In questo senso, la gestione caotica dell’amministrazione e il bric-à-brac della comunicazione presidenziale (ultima la sequenza di reticente condanna, precisazioni, autorettifiche a proposito di Charlottesville) sono anch’essi una sola parte del problema. Perché dell’elezione di Trump – per le condizioni in cui è avvenuta e per le conseguenze che si manifestano – è soprattutto necessario non ignorare il contenuto di “rivincita dell’uomo bianco”, che la condotta del presidente e i fatti di Charlottesville (ma anche lo stillicidio di episodi analoghi, seppure meno cruenti, che li hanno preceduti) confermano in maniera tragica e grottesca, rispecchiando e inducendo condizioni, eventi il cui “segno” non si cancellerà molto a lungo.
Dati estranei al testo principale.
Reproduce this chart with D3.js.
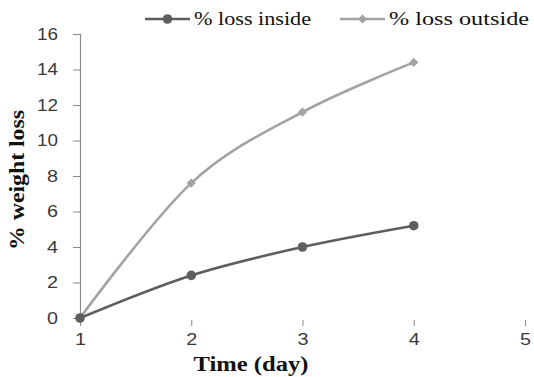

L’estrema destra (nelle cui fila si contano anche molte “persone per bene”, secondo Trump) che si è radunata nella città della Virginia non lo ha fatto per rivendicare lavoro o equità sociale, ma per affermare un primato, quello razziale, che reputa insidiato ai discendenti dei “fondatori” da “ebrei-comunisti- negri” (si veda il documentario ‘Charlottesville: Race and Terror’, firmato da una coraggiosa giornalista di Vice News Today, per averne un esemplare resoconto).

E neppure estemporanea era l’occasione che ha radunato nazisti e suprematisti: la “difesa“ della statua del generale sudista Robert E. Lee (insieme alle centinaia d’altre nel Sud degli States), minacciata di rimozione dagli antirazzisti. Quei monumenti non sono infatti una testimonianza della guerra civile (una sorta di onore delle armi reso ai vinti, come si pretende), ma furono eretti in un’epoca ben posteriore: negli anni successivi alla Prima guerra mondiale, quelli della rinascita del Ku Klux Klan, dei neri linciati e appesi agli alberi (“Strange fruits”, se qualcuno ricorda Billie Holiday). E la perfetta malafede del presidente è stata espressa da lui stesso quando ha deliberatamente confuso le date e le carte, chiedendo se dopo Lee sarebbe toccato a George Washington, giacché anche il padre della patria possedeva schiavi.

Ecco: ai leader suprematisti che davanti alle telecamere ripetevano, riferendosi a Trump, “noi l’abbiamo eletto, ora ci ascolti” (compreso il Bannon licenziato di fresco), andrebbe detto che loro dovrebbero piuttosto ascoltare il presidente. Si renderebbero conto che lui è già un po’ più avanti.